In the case that \(M\) is singular, but can be divided into a singular and zero blocks like so:
$$ M = \begin{bmatrix} M_{11} & 0 \\ 0 & 0 \end{bmatrix} $$
where \(M_{11}\) is invertible. The corresponding block decomposition of the adjoint Jacobian and the partial derivative of the output function can be written as
$$ f_u^T = \begin{bmatrix} f_{dd} & f_{da} \\ f_{ad} & f_{aa} \end{bmatrix} $$
and
$$ g_u^T = \begin{bmatrix} g_{d} & g_{a} \end{bmatrix}. $$
In this case, the contribution to \(\lambda\) can be calculated as
$$ -f_{da} f_{aa}^{-1} g_{a} + M_{11}^{-1} g_{d} $$
Specifying the discrete functions
Here we consider the second form of the cost function.

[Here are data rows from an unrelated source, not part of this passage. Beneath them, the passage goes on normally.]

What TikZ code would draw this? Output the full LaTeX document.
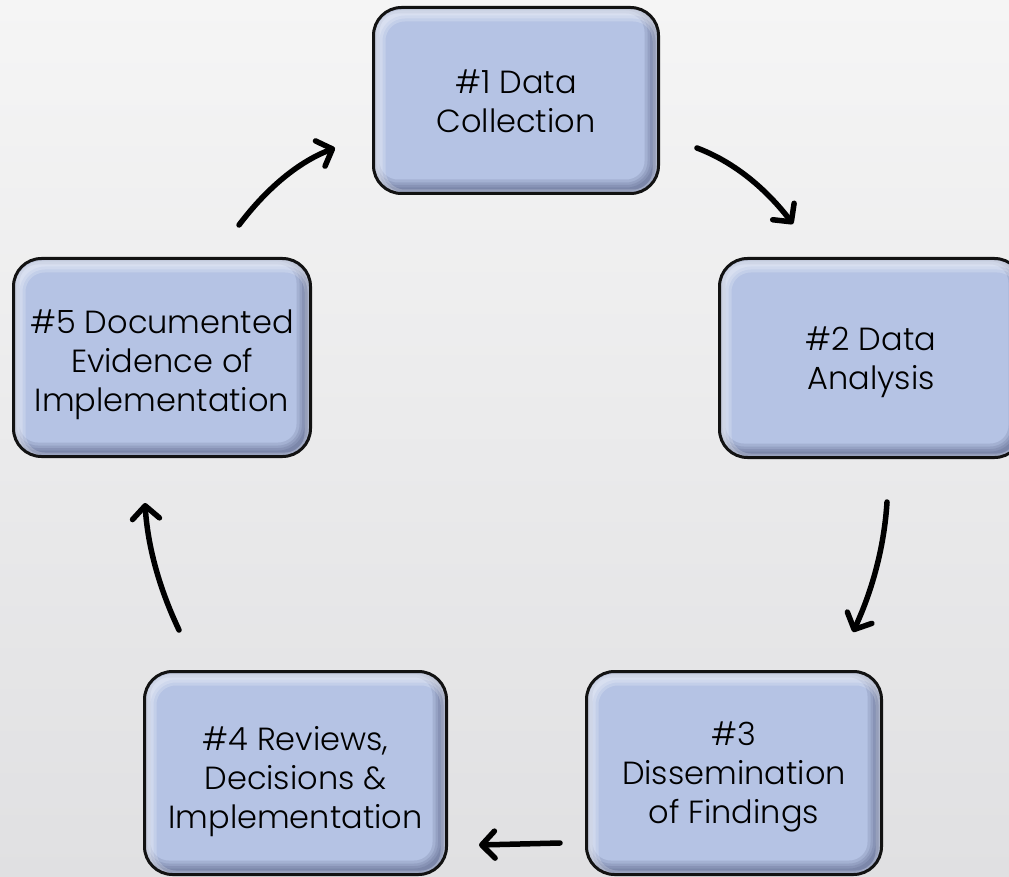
\documentclass[tikz,border=0pt]{standalone}
\usepackage{fontspec}
\setmainfont{Poppins}[UprightFont=* Light]
\usetikzlibrary{arrows.meta,calc}
\definecolor{boxblue}{RGB}{181,195,228}
\definecolor{bevdark}{RGB}{50,60,95}
\definecolor{bgtop}{RGB}{245,245,245}
\definecolor{bgbot}{RGB}{224,224,226}
\definecolor{edge}{RGB}{18,18,18}
\newcommand\stagetext[2]{\raisebox{-#1pt}[\height][\depth]{\begin{tabular}{@{}c@{}}#2\end{tabular}}}
\begin{document}
\begin{tikzpicture}[x=1pt,y=-1pt,
  stagebox/.style={draw=edge, line width=3pt, fill=boxblue, rounded corners=28pt,
    align=center, inner sep=0pt, text=black,
    font=\fontsize{32}{39}\selectfont,
    path picture={
      \foreach \w in {4,9,14,20}{
        \draw[line width=\w pt, draw=bevdark, opacity=.13, rounded corners=28pt]
          ([xshift=-4pt,yshift=4pt]path picture bounding box.south west) rectangle
          ([xshift=-4pt,yshift=4pt]path picture bounding box.north east);
      }
      \foreach \w in {6,12,18}{
        \draw[line width=\w pt, draw=white, opacity=.2, rounded corners=28pt]
          ([xshift=3pt,yshift=-5pt]path picture bounding box.south west) rectangle
          ([xshift=3pt,yshift=-5pt]path picture bounding box.north east);
      }
    }},
  flow/.style={line width=5.5pt, line cap=round, draw=black,
    -{Straight Barb[length=13pt,width=27pt,round]}}
]
\useasboundingbox (0,0) rectangle (1009,877);
\clip (0,0) rectangle (1009,877);
\shade[top color=bgtop, bottom color=bgbot] (0,0) rectangle (1009,877);

\node[stagebox, minimum width=285pt, minimum height=186pt] (s1) at (516,100.5) {\stagetext{5}{\#1 Data\\Collection}};
\node[stagebox, minimum width=303pt, minimum height=199pt] (s2) at (871,358) {\stagetext{4}{\#2 Data\\Analysis}};
\node[stagebox, minimum width=295pt, minimum height=203pt] (s3) at (734,773) {\stagetext{4}{\#3\\Dissemination\\of Findings}};
\node[stagebox, minimum width=302pt, minimum height=203pt] (s4) at (295.5,773) {\stagetext{9}{\#4 Reviews,\\Decisions \&\\Implementation}};
\node[stagebox, minimum width=297pt, minimum height=198pt] (s5) at (162,357.5) {\stagetext{7}{\#5 Documented\\Evidence of\\Implementation}};

\coordinate (a1s) at (697,148);  \coordinate (a1c) at (750,168);  \coordinate (a1e) at (793,224);
\coordinate (a2s) at (887,502);  \coordinate (a2c) at (883,567);  \coordinate (a2e) at (853,632);
\coordinate (a3s) at (560,843);  \coordinate (a3c) at (520,844);  \coordinate (a3e) at (479,845);
\coordinate (a4s) at (179,630);  \coordinate (a4c) at (149,567);  \coordinate (a4e) at (145,503);
\coordinate (a5s) at (239,225);  \coordinate (a5c) at (282,168);  \coordinate (a5e) at (335,148);

\foreach \a in {a1,a2,a3,a4,a5}{
  \draw[flow] (\a s) .. controls ($(\a s)!2/3!(\a c)$) and ($(\a e)!2/3!(\a c)$) .. (\a e);
}
\end{tikzpicture}
\end{document}
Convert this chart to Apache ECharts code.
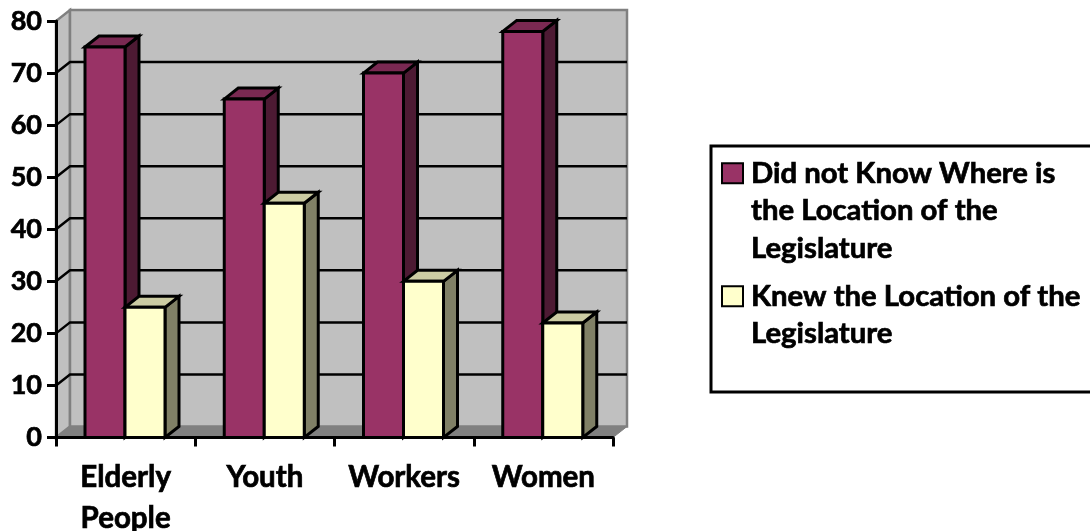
<!DOCTYPE html>
<html>
<head>
<meta charset="utf-8">
<style>
html, body { margin: 0; padding: 0; background: #fff; overflow: hidden; }
#chart { width: 1090px; height: 531px; }
</style>
<script src="https://cdn.jsdelivr.net/npm/echarts@6/dist/echarts.min.js"></script>
</head>
<body>
<div id="chart"></div>
<script>
const categories = ['Elderly\nPeople', 'Youth', 'Workers', 'Women']
const didNotKnow = [75, 65, 70, 78]
const knew = [25, 45, 30, 22]
const yTicks = [0, 10, 20, 30, 40, 50, 60, 70, 80]
const nameDidNotKnow = 'Did not Know Where is\nthe Location of the\nLegislature'
const nameKnew = 'Knew the Location of the\nLegislature'

const font = 'Lato'
const depthX = 14
const depthY = -11
const barW = 40
const barGap = 29

// back wall, side wall, floor and the grid lines painted on them
const renderWall = (params, api) => {
  const rect = params.coordSys
  const tick = api.value(1)
  const y = api.coord([0, tick])[1]
  const left = rect.x
  const right = rect.x + rect.width
  const children = []
  if (tick === 0) {
    const topY = api.coord([0, 80])[1]
    const wallStyle = { fill: '#c0c0c0', stroke: '#808080', lineWidth: 2.5 }
    children.push({
      type: 'polygon',
      shape: { points: [[left, y], [left, topY], [left + depthX, topY + depthY], [left + depthX, y + depthY]] },
      style: wallStyle
    })
    children.push({
      type: 'polygon',
      shape: { points: [[left + depthX, y + depthY], [left + depthX, topY + depthY], [right + depthX, topY + depthY], [right + depthX, y + depthY]] },
      style: wallStyle
    })
    children.push({
      type: 'polygon',
      shape: { points: [[left, y], [left + depthX, y + depthY], [right + depthX, y + depthY], [right, y]] },
      style: { fill: '#808080', stroke: '#808080', lineWidth: 1 }
    })
  } else if (tick < 80) {
    children.push({
      type: 'polyline',
      shape: { points: [[left, y], [left + depthX, y + depthY], [right + depthX, y + depthY]] },
      style: { fill: null, stroke: '#000', lineWidth: 2.5 }
    })
  }
  return { type: 'group', children }
}

const makeBar = (offset, front, top, side) => (params, api) => {
  const base = api.coord([api.value(0), 0])
  const head = api.coord([api.value(0), api.value(1)])
  const band = api.size([1, 0])[0]
  const x0 = base[0] - band / 2 + barGap + offset
  const x1 = x0 + barW
  const edge = { stroke: '#000', lineWidth: 3, lineJoin: 'miter' }
  return {
    type: 'group',
    children: [
      {
        type: 'polygon',
        shape: { points: [[x1, head[1]], [x1 + depthX, head[1] + depthY], [x1 + depthX, base[1] + depthY], [x1, base[1]]] },
        style: { fill: side, ...edge }
      },
      {
        type: 'polygon',
        shape: { points: [[x0, head[1]], [x0 + depthX, head[1] + depthY], [x1 + depthX, head[1] + depthY], [x1, head[1]]] },
        style: { fill: top, ...edge }
      },
      {
        type: 'polygon',
        shape: { points: [[x0, head[1]], [x1, head[1]], [x1, base[1]], [x0, base[1]]] },
        style: { fill: front, ...edge }
      }
    ]
  }
}

const labelStyle = { color: '#000', fontFamily: font, fontWeight: 'bold', textBorderColor: '#000', textBorderWidth: 0.7 }

const myChart = echarts.init(document.getElementById('chart'))
const option = {
  animation: false,
  backgroundColor: '#fff',
  textStyle: { fontFamily: font },
  grid: { left: 56, width: 557, top: 21, height: 416.5, outerBoundsMode: 'none' },
  xAxis: {
    type: 'category',
    data: categories,
    z: 5,
    axisLine: { lineStyle: { color: '#000', width: 3 } },
    axisTick: { show: true, interval: 0, length: 9, lineStyle: { color: '#000', width: 3 } },
    axisLabel: { ...labelStyle, interval: 0, hideOverlap: false, fontSize: 29.5, lineHeight: 41, margin: 19 }
  },
  yAxis: {
    type: 'value',
    min: 0,
    max: 80,
    interval: 10,
    z: 5,
    splitLine: { show: false },
    axisLine: { show: true, lineStyle: { color: '#000', width: 3 } },
    axisTick: { show: true, length: 9, lineStyle: { color: '#000', width: 3 } },
    axisLabel: { ...labelStyle, fontSize: 27, margin: 14 }
  },
  legend: {
    left: 716,
    top: 74.5,
    orient: 'vertical',
    itemWidth: 21,
    itemHeight: 20,
    itemGap: -27,
    selectedMode: false,
    data: [
      { name: nameDidNotKnow, icon: 'rect', itemStyle: { color: '#993366', borderColor: '#000', borderWidth: 2 } },
      { name: nameKnew, icon: 'rect', itemStyle: { color: '#ffffcc', borderColor: '#000', borderWidth: 2 } }
    ],
    // blank lines keep the swatch level with the first text line
    formatter: name => (name === nameDidNotKnow ? '\n\n' : '\n') + name,
    textStyle: { ...labelStyle, fontSize: 29.3, lineHeight: 37.5, padding: [0, 0, 0, 3] }
  },
  graphic: [{
    type: 'rect',
    z: -1,
    shape: { x: 711, y: 146, width: 390, height: 246 },
    style: { fill: '#fff', stroke: '#000', lineWidth: 3 }
  }],
  series: [
    {
      type: 'custom',
      name: 'wall',
      renderItem: renderWall,
      data: yTicks.map(t => [0, t]),
      clip: false,
      silent: true,
      z: 1
    },
    {
      type: 'custom',
      name: nameDidNotKnow,
      renderItem: makeBar(0, '#993366', '#7a2952', '#4d1a33'),
      data: didNotKnow.map((v, i) => [i, v]),
      clip: false,
      z: 2
    },
    {
      type: 'custom',
      name: nameKnew,
      renderItem: makeBar(barW, '#ffffcc', '#ccccA3', '#808066'),
      data: knew.map((v, i) => [i, v]),
      clip: false,
      z: 3
    }
  ]
}
myChart.setOption(option)
</script>
</body>
</html>
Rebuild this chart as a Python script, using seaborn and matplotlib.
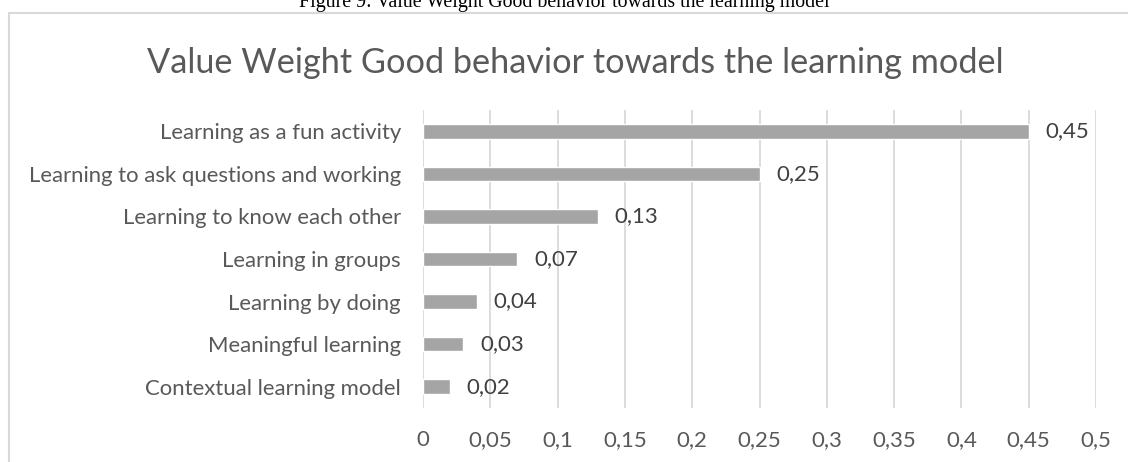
import matplotlib
matplotlib.use("Agg")
import matplotlib.pyplot as plt
from matplotlib.ticker import FuncFormatter, MultipleLocator
from matplotlib.lines import Line2D
import seaborn as sns
import pandas as pd

categories = [
    "Learning as a fun activity",
    "Learning to ask questions and working",
    "Learning to know each other",
    "Learning in groups",
    "Learning by doing",
    "Meaningful learning",
    "Contextual learning model",
]
weights = [0.45, 0.25, 0.13, 0.07, 0.04, 0.03, 0.02]

chart_title = "Value Weight Good behavior towards the learning model"
caption = "Figure 9: Value Weight Good behavior towards the learning model"

TEXT = "#595959"
BAR = "#A5A5A5"
GRID = "#D9D9D9"


def comma(v, _pos=None):
    return f"{v:g}".replace(".", ",")


sns.set_theme(style="white")
plt.rcParams["font.family"] = ["Lato", "DejaVu Sans"]

df = pd.DataFrame({"category": categories, "weight": weights})

fig = plt.figure(figsize=(11.28, 4.62), dpi=100)
ax = fig.add_axes([423 / 1128, 1 - 408 / 462, 673 / 1128, 298 / 462])

sns.barplot(data=df, x="weight", y="category", order=categories,
            color=BAR, saturation=1, width=0.34, ax=ax, zorder=3)

ax.set_xlim(0, 0.5)
ax.xaxis.set_major_locator(MultipleLocator(0.05))
ax.xaxis.set_major_formatter(FuncFormatter(comma))
ax.grid(axis="x", color=GRID, linewidth=1.3, zorder=0)
ax.grid(axis="y", visible=False)
for s in ax.spines.values():
    s.set_visible(False)
ax.set_xlabel("")
ax.set_ylabel("")
ax.tick_params(axis="x", length=0, pad=16, labelsize=16, labelcolor=TEXT)
ax.tick_params(axis="y", length=0, pad=16, labelsize=15.9, labelcolor=TEXT)

ax.bar_label(ax.containers[0], labels=[comma(v) for v in weights],
             padding=12, fontsize=16, color="#404040")

# chart title
fig.text(575 / 1128, 1 - 63 / 462, chart_title, ha="center", va="center",
         fontsize=24.7, color=TEXT)

# document caption above the chart frame
fig.text(564 / 1128, 1 - 7.5 / 462, caption, ha="center", va="baseline",
         fontsize=14.3, color="black", family=["Liberation Serif", "DejaVu Serif"])

# chart frame
fig.add_artist(Line2D([8.5 / 1128, 1.0], [1 - 12.5 / 462] * 2,
                      transform=fig.transFigure, color=GRID, linewidth=1.5))
fig.add_artist(Line2D([8.5 / 1128] * 2, [0, 1 - 12.5 / 462],
                      transform=fig.transFigure, color=GRID, linewidth=1.5))

fig.savefig("out.png", dpi=100)
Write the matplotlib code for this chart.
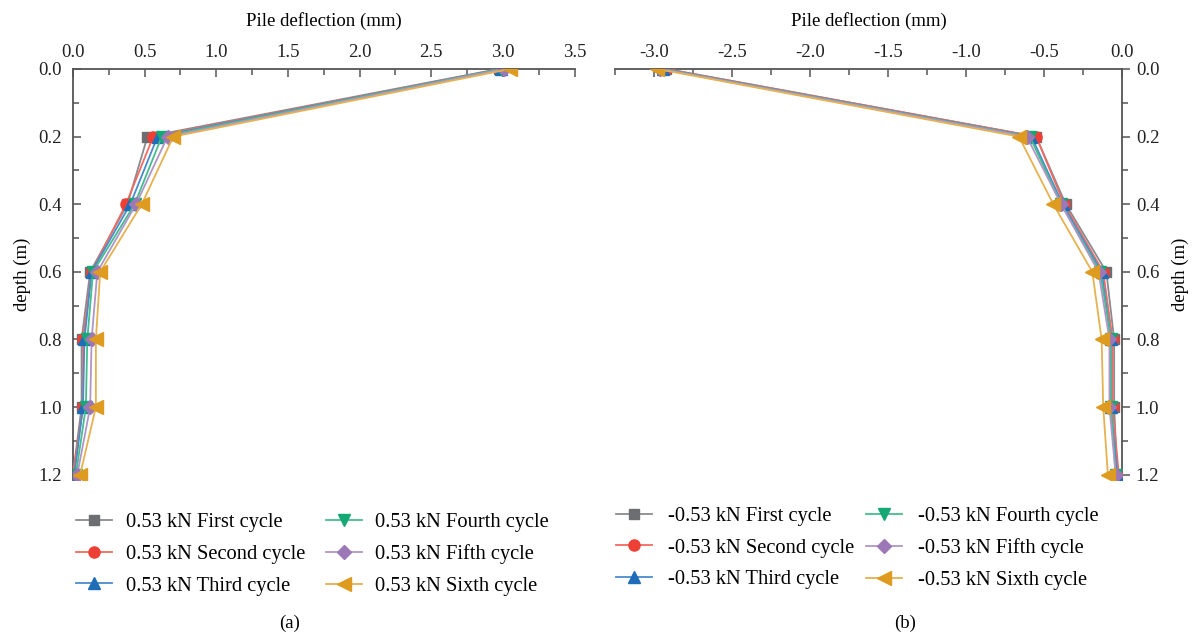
import numpy as np
import matplotlib
matplotlib.use("Agg")
import matplotlib.pyplot as plt
from matplotlib.ticker import MultipleLocator, FormatStrFormatter

plt.rcParams['font.family'] = ['Liberation Serif', 'DejaVu Serif']

depth = [0.0, 0.2, 0.4, 0.6, 0.8, 1.0, 1.2]
cycles = ['First', 'Second', 'Third', 'Fourth', 'Fifth', 'Sixth']

# pile deflection (mm) under +0.53 kN, one list per cycle
pos_first = [2.97, 0.52, 0.38, 0.12, 0.06, 0.06, 0.00]
pos_second = [2.98, 0.56, 0.37, 0.13, 0.07, 0.07, 0.00]
pos_third = [2.99, 0.59, 0.40, 0.13, 0.08, 0.07, 0.01]
pos_fourth = [2.99, 0.62, 0.43, 0.14, 0.10, 0.09, 0.02]
pos_fifth = [3.01, 0.66, 0.44, 0.17, 0.13, 0.12, 0.03]
pos_sixth = [3.05, 0.70, 0.48, 0.19, 0.16, 0.16, 0.05]

# pile deflection (mm) under -0.53 kN
neg_first = [-2.92, -0.55, -0.36, -0.10, -0.05, -0.05, -0.03]
neg_second = [-2.92, -0.55, -0.37, -0.12, -0.06, -0.06, -0.02]
neg_third = [-2.94, -0.58, -0.38, -0.13, -0.07, -0.07, -0.03]
neg_fourth = [-2.95, -0.59, -0.39, -0.14, -0.07, -0.07, -0.04]
neg_fifth = [-2.96, -0.61, -0.39, -0.15, -0.08, -0.08, -0.04]
neg_sixth = [-2.98, -0.66, -0.44, -0.19, -0.13, -0.12, -0.09]

pos_series = [pos_first, pos_second, pos_third, pos_fourth, pos_fifth, pos_sixth]
neg_series = [neg_first, neg_second, neg_third, neg_fourth, neg_fifth, neg_sixth]

colors = ['#6d6e71', '#ee3f35', '#1f6db8', '#14a874', '#9c78b6', '#de9b1f']
line_colors = ['#8a8b8e', '#f26a61', '#4a8bcb', '#44bd8e', '#b096c6', '#e6b14f']
markers = ['s', 'o', '^', 'v', 'D', '<']
msizes = [7.5, 8, 8.5, 8.5, 7, 9.5]

fig = plt.figure(figsize=(12.02, 6.33), dpi=100)
ax1 = fig.add_axes([0.0607, 0.242, 0.4173, 0.649])
ax2 = fig.add_axes([0.5116, 0.242, 0.4218, 0.649])

spine_col = '#555555'

def draw(ax, series, prefix):
    for i, vals in enumerate(series):
        ax.plot(vals, depth, color=line_colors[i], lw=1.3, marker=markers[i],
                ms=msizes[i], mfc=colors[i], mec=colors[i],
                label=f'{prefix} kN {cycles[i]} cycle', zorder=3 + i)
    ax.set_ylim(1.215, 0)
    ax.yaxis.set_major_locator(MultipleLocator(0.2))
    ax.yaxis.set_minor_locator(MultipleLocator(0.1))
    ax.xaxis.set_major_locator(MultipleLocator(0.5))
    ax.xaxis.set_minor_locator(MultipleLocator(0.25))
    ax.xaxis.tick_top()
    ax.xaxis.set_label_position('top')
    ax.set_xlabel('Pile deflection (mm)', fontsize=13.5, labelpad=13)
    ax.yaxis.set_major_formatter(FormatStrFormatter('%.1f'))
    ax.xaxis.set_major_formatter(FormatStrFormatter('%.1f'))
    ax.tick_params(labelsize=13.5, colors='#222222')
    ax.tick_params(axis='x', pad=6)
    for s in ax.spines.values():
        s.set_color(spine_col)
        s.set_linewidth(1.3)
    ax.spines['bottom'].set_visible(False)

draw(ax1, pos_series, '0.53')
ax1.set_xlim(0, 3.5)
ax1.spines['right'].set_visible(False)
ax1.tick_params(which='both', direction='in', color=spine_col, width=1.1)
ax1.tick_params(which='major', length=6)
ax1.tick_params(which='minor', length=4)
ax1.tick_params(axis='y', pad=8)
ax1.set_ylabel('depth (m)', fontsize=13.5, labelpad=5)
ax1.legend(loc='upper left', bbox_to_anchor=(-0.03, -0.035), ncol=2, frameon=False,
           fontsize=14.8, handlelength=1.75, handletextpad=0.65, columnspacing=1.0,
           labelspacing=0.6)

draw(ax2, neg_series, '-0.53')
ax2.set_xlim(-3.25, 0)
ax2.spines['left'].set_visible(False)
ax2.yaxis.tick_right()
ax2.yaxis.set_label_position('right')
ax2.set_ylabel('depth (m)', fontsize=13.5, labelpad=9)
ax2.tick_params(axis='x', which='both', direction='in', color=spine_col, width=1.1)
ax2.tick_params(axis='y', which='both', direction='out', color=spine_col, width=1.1)
ax2.tick_params(which='major', length=6)
ax2.tick_params(which='minor', length=4)
ax2.tick_params(axis='y', pad=4)
ax2.legend(loc='upper left', bbox_to_anchor=(-0.034, -0.02), ncol=2, frameon=False,
           fontsize=14.8, handlelength=1.75, handletextpad=0.75, columnspacing=0.6,
           labelspacing=0.6)

fig.text(0.241, 0.008, '(a)', ha='center', fontsize=13.5)
fig.text(0.753, 0.008, '(b)', ha='center', fontsize=13.5)

fig.savefig('out.png', dpi=100)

If we have a model output function \(m(t, u)\), and a set of discrete functions \(h_i(t, u)\) which only depend on the model output (i.e. \(h_i(t, u) = h_i(m(t, u))\)), then the partial derivatives of the cost function \(g\) with respect to the parameters can be calculated as
$$ \begin{aligned} g_u &= g_m m_u \\ g_p &= g_m m_p \end{aligned} $$
where \(m_u\) and \(m_p\) are the partial derivatives of the model output function with respect to the state variables and parameters, respectively. Therefore, a user only has to supply \(g_m\) at each of the time points \(t_i\) and DiffSol will be able to calculate the correct gradients as part of the backwards solution of the adjoint ODE system.